Today it is the turn of the medicine cabinet, or the box under the sink, the drawer by your bed, depends where you keep you stash. Yes i mean stash! If you have a chronic medical condition you always have a stash, especially when you depend on those pills and fear being without them when you may desperately need them – so yes you have a stash! I know because i have a stash too!
Here are a few DO’s and Don’t of medication –
- use medication that is out of date
- use anyone else’s medication, even if you are prescribed the same thing
- buy medication over the internet – i am not talking about herbal remedies or supplements; vitamins and minerals, etc
- take supplements unless your Doctor knows, some can interact with other medications
- stop medication without discussion with a doctor
- over dose yourself – paracetamol is lethal drug, no more than 8x500mg tablets a day, taking one extra dose in 24 hours over a few days, will build up in your system and could eventually kill you; be aware that over the counter cough and cold medication often contain paracetamol, if the pharmacist doesn’t ask you then please tell them, take the repeat list with you to show them.
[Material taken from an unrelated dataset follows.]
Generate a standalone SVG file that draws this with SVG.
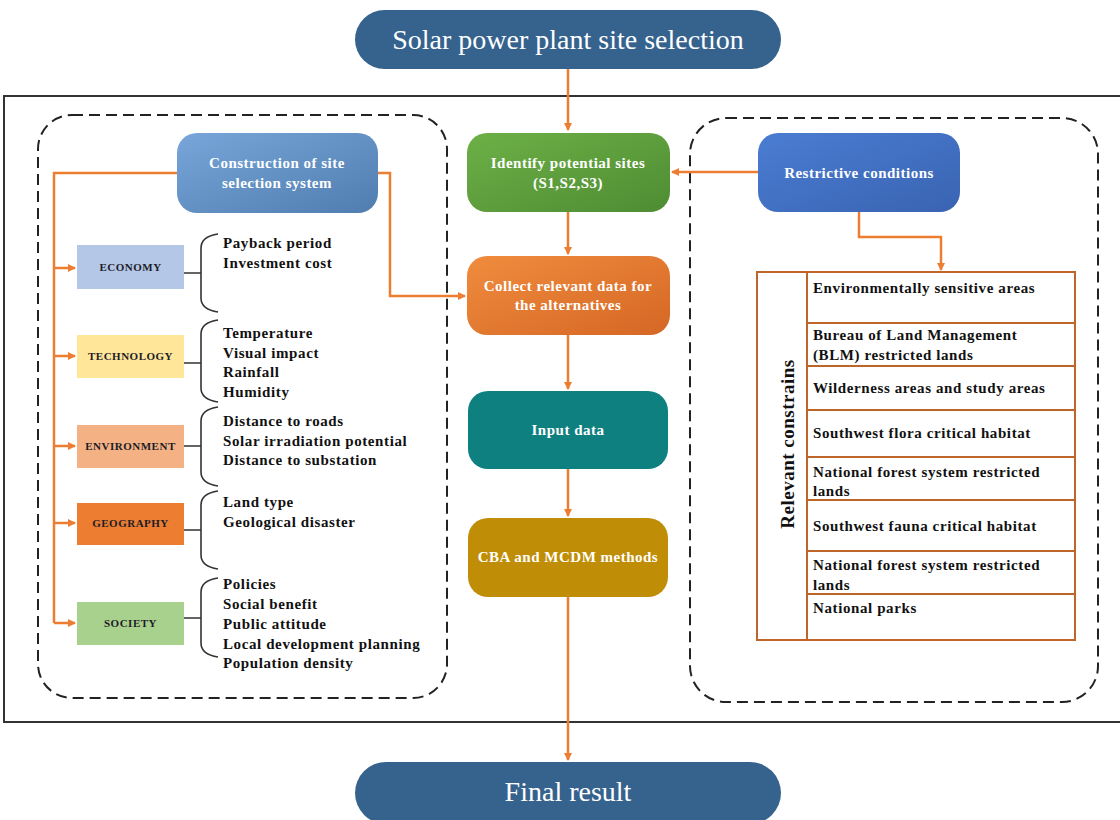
<svg xmlns="http://www.w3.org/2000/svg" width="1120" height="820" viewBox="0 0 1120 820">
<style>
.pill{fill:#36638E}
.pilltxt{font-family:"Liberation Serif","Times New Roman",serif;fill:#fff;text-anchor:middle}
.btxt{font-family:"Liberation Serif","Times New Roman",serif;font-weight:bold;font-size:15px;fill:#fff;text-anchor:middle;letter-spacing:0.5px}
.cat{font-family:"Liberation Serif","Times New Roman",serif;font-weight:bold;font-size:11px;fill:#1c1c28;text-anchor:middle;letter-spacing:0.5px}
.item{font-family:"Liberation Serif","Times New Roman",serif;font-weight:bold;font-size:15px;fill:#111;letter-spacing:0.6px}
.dash{fill:none;stroke:#222;stroke-width:2;stroke-dasharray:11 6}
.conn{fill:none;stroke:#ED7D31;stroke-width:2.5}
.brace{fill:none;stroke:#333;stroke-width:1.6}
.tbl{fill:none;stroke:#C0652A;stroke-width:2}
</style>
<defs>
<marker id="arr" markerWidth="8" markerHeight="8" refX="7" refY="4" orient="auto" markerUnits="userSpaceOnUse">
<path d="M0,0 L8,4 L0,8 Z" fill="#ED7D31"/>
</marker>
<linearGradient id="gBlue" x1="0" y1="0" x2="1" y2="1"><stop offset="0" stop-color="#78A6DA"/><stop offset="1" stop-color="#4F7DAF"/></linearGradient>
<linearGradient id="gGreen" x1="0" y1="0" x2="1" y2="1"><stop offset="0" stop-color="#6DB046"/><stop offset="1" stop-color="#4E8C33"/></linearGradient>
<linearGradient id="gOrange" x1="0" y1="0" x2="1" y2="1"><stop offset="0" stop-color="#F08C3E"/><stop offset="1" stop-color="#D56724"/></linearGradient>
<linearGradient id="gRestr" x1="0" y1="0" x2="1" y2="1"><stop offset="0" stop-color="#4A7DD2"/><stop offset="1" stop-color="#3A63B2"/></linearGradient>
</defs>
<rect width="1120" height="820" fill="#fff"/>

<!-- outer frame -->
<rect x="4" y="96" width="1130" height="626" fill="none" stroke="#333" stroke-width="2"/>
<!-- dashed groups -->
<rect class="dash" x="38" y="115" width="409" height="583" rx="34"/>
<rect class="dash" x="690" y="118" width="408" height="584" rx="36"/>

<g id="connectors">
<path class="conn" d="M568,69 V130" marker-end="url(#arr)"/>
<path class="conn" d="M568,212 V254" marker-end="url(#arr)"/>
<path class="conn" d="M568,335 V389" marker-end="url(#arr)"/>
<path class="conn" d="M568,469 V516" marker-end="url(#arr)"/>
<path class="conn" d="M568,597 V760" marker-end="url(#arr)"/>
<path class="conn" d="M758,172 H672" marker-end="url(#arr)"/>
<path class="conn" d="M859,212 V237 H941 V270" marker-end="url(#arr)"/>
<path class="conn" d="M378,173 H390 V296 H465" marker-end="url(#arr)"/>
<path class="conn" d="M177,173 H54 V623"/>
<path class="conn" d="M54,268 H75" marker-end="url(#arr)"/>
<path class="conn" d="M54,356 H75" marker-end="url(#arr)"/>
<path class="conn" d="M54,446 H75" marker-end="url(#arr)"/>
<path class="conn" d="M54,523 H75" marker-end="url(#arr)"/>
<path class="conn" d="M54,623 H75" marker-end="url(#arr)"/>
</g>

<g id="n-top">
<rect class="pill" x="355" y="10" width="426" height="59" rx="29.5"/>
<text class="pilltxt" x="568" y="49" font-size="28">Solar power plant site selection</text>
</g>

<g id="n-final">
<rect class="pill" x="355" y="762" width="426" height="62" rx="31"/>
<text class="pilltxt" x="568" y="801" font-size="28">Final result</text>
</g>

<g id="n-construction">
<rect x="177" y="133" width="201" height="80" rx="20" fill="url(#gBlue)"/>
<text class="btxt" x="277" y="168">Construction of site</text>
<text class="btxt" x="277" y="188">selection system</text>
</g>

<g id="n-identify">
<rect x="467" y="133" width="203" height="79" rx="20" fill="url(#gGreen)"/>
<text class="btxt" x="568" y="168">Identify potential sites</text>
<text class="btxt" x="568" y="188">(S1,S2,S3)</text>
</g>

<g id="n-collect">
<rect x="467" y="256" width="203" height="79" rx="20" fill="url(#gOrange)"/>
<text class="btxt" x="568" y="291">Collect relevant data for</text>
<text class="btxt" x="568" y="310">the alternatives</text>
</g>

<g id="n-input">
<rect x="468" y="391" width="200" height="78" rx="20" fill="#0F8080"/>
<text class="btxt" x="568" y="435">Input data</text>
</g>

<g id="n-cba">
<rect x="468" y="518" width="200" height="79" rx="20" fill="#C08E06"/>
<text class="btxt" x="568" y="562">CBA and MCDM methods</text>
</g>

<g id="n-restrictive">
<rect x="758" y="133" width="202" height="79" rx="20" fill="url(#gRestr)"/>
<text class="btxt" x="859" y="178">Restrictive conditions</text>
</g>

<g id="n-economy">
<rect x="77" y="245" width="107" height="44" fill="#B4C7E7"/>
<text class="cat" x="130.5" y="271">ECONOMY</text>
<path class="brace" d="M184,273 H201 M218,234 C205,236 201,242 201,248 L201,298 C201,304 205,310 218,312"/>
<text class="item" x="223" y="248">Payback period</text>
<text class="item" x="223" y="268">Investment cost</text>
</g>

<g id="n-technology">
<rect x="77" y="335" width="107" height="43" fill="#FFE699"/>
<text class="cat" x="130.5" y="360">TECHNOLOGY</text>
<path class="brace" d="M184,363 H201 M218,320 C205,322 201,328 201,334 L201,388 C201,394 205,400 218,402"/>
<text class="item" x="223" y="338">Temperature</text>
<text class="item" x="223" y="358">Visual impact</text>
<text class="item" x="223" y="377">Rainfall</text>
<text class="item" x="223" y="397">Humidity</text>
</g>

<g id="n-environment">
<rect x="77" y="425" width="107" height="43" fill="#F4B183"/>
<text class="cat" x="130.5" y="450">ENVIRONMENT</text>
<path class="brace" d="M184,446 H201 M218,407 C205,409 201,415 201,421 L201,472 C201,478 205,484 218,486"/>
<text class="item" x="223" y="426">Distance to roads</text>
<text class="item" x="223" y="446">Solar irradiation potential</text>
<text class="item" x="223" y="465">Distance to substation</text>
</g>

<g id="n-geography">
<rect x="77" y="503" width="107" height="42" fill="#ED7D31"/>
<text class="cat" x="130.5" y="527">GEOGRAPHY</text>
<path class="brace" d="M184,530 H201 M218,491 C205,493 201,499 201,505 L201,555 C201,561 205,567 218,569"/>
<text class="item" x="223" y="507">Land type</text>
<text class="item" x="223" y="527">Geological disaster</text>
</g>

<g id="n-society">
<rect x="77" y="602" width="107" height="43" fill="#A9D18E"/>
<text class="cat" x="130.5" y="627">SOCIETY</text>
<path class="brace" d="M184,618 H201 M218,578 C205,580 201,586 201,592 L201,643 C201,649 205,655 218,657"/>
<text class="item" x="223" y="589">Policies</text>
<text class="item" x="223" y="609">Social benefit</text>
<text class="item" x="223" y="629">Public attitude</text>
<text class="item" x="223" y="649">Local development planning</text>
<text class="item" x="223" y="668">Population density</text>
</g>

<g id="n-constraints">
<rect class="tbl" x="757" y="272" width="318" height="368"/>
<path class="tbl" d="M807,272 V640 M807,323 H1075 M807,366 H1075 M807,410 H1075 M807,457 H1075 M807,500 H1075 M807,551 H1075 M807,594 H1075"/>
<text font-family="Liberation Serif, Times New Roman, serif" font-weight="bold" font-size="19" fill="#111" text-anchor="middle" letter-spacing="0.5" transform="translate(794,444) rotate(-90)">Relevant constrains</text>
<text class="item" x="813" y="293">Environmentally sensitive areas</text>
<text class="item" x="813" y="340">Bureau of Land Management</text>
<text class="item" x="813" y="360">(BLM) restricted lands</text>
<text class="item" x="813" y="393">Wilderness areas and study areas</text>
<text class="item" x="813" y="438">Southwest flora critical habitat</text>
<text class="item" x="813" y="477">National forest system restricted</text>
<text class="item" x="813" y="496">lands</text>
<text class="item" x="813" y="531">Southwest fauna critical habitat</text>
<text class="item" x="813" y="570">National forest system restricted</text>
<text class="item" x="813" y="590">lands</text>
<text class="item" x="813" y="613">National parks</text>
</g>
</svg>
- leave them where a child can get them, pretty colours mean they often look like sweets
- throw unused medication in the bin
- or down the toilet
- or down the sink
- take all unused and out of date medication back to the chemist – even if it’s half a strip
- if you are on repeat medications and you just pick up at the chemist once a month then (i do or i phone and they deliver it)-
- check what medications you need before you go to collect
- check the medication in the bag before you leave the chemist and in front of the pharmacist
- check that it has your information on it
- check the doses
- and the expiry dates too – normally stamped at the end of the box
- if they have collected an old prescription from your doctor’s and have issued medication that you are no longer taking then hand it back to them straight away
- if you take the medication out of the chemist and then take it back, even if the seal as not been tampered with then the medication will need to be destroyed
- if you hand it back before you leave they are allowed to removed your name and information and reissue it to someone else
- if (like me) you receive free prescription medication then be aware that for every item issued to you and you accept then the chemist charges the government – so if you don’t need them don’t take them.
- take medication as prescribed
- be aware if you are starting a new medication, read the information that comes with it, especially the side effects
- mild side effects are often caused by the body getting use to the medication and should disappear within about 2-3 weeks
- if you have or think you are having a serve negative reaction to a medication, stop it immediately and phone the surgery and speak to a doctor (not just the receptionist), if it is life threatening call an ambulance
- If you are going into hospital take your medication with you, not just a list, the staff will appreciate it. However if they stop a medication they should ask you for the remaining tablets, if there is any and if any new tablets are prescribed they should issue you with at least 2 weeks supply, giving you time to get to your own doctors for more.
- be sensible and be safe!
Note: I tried to figured out who exactly was charged for free prescriptions but wasn’t able to do so. Also in case you are wondering i have been a Registered Nurse since 1984 although i now no longer practice, but i was practising up to four years ago.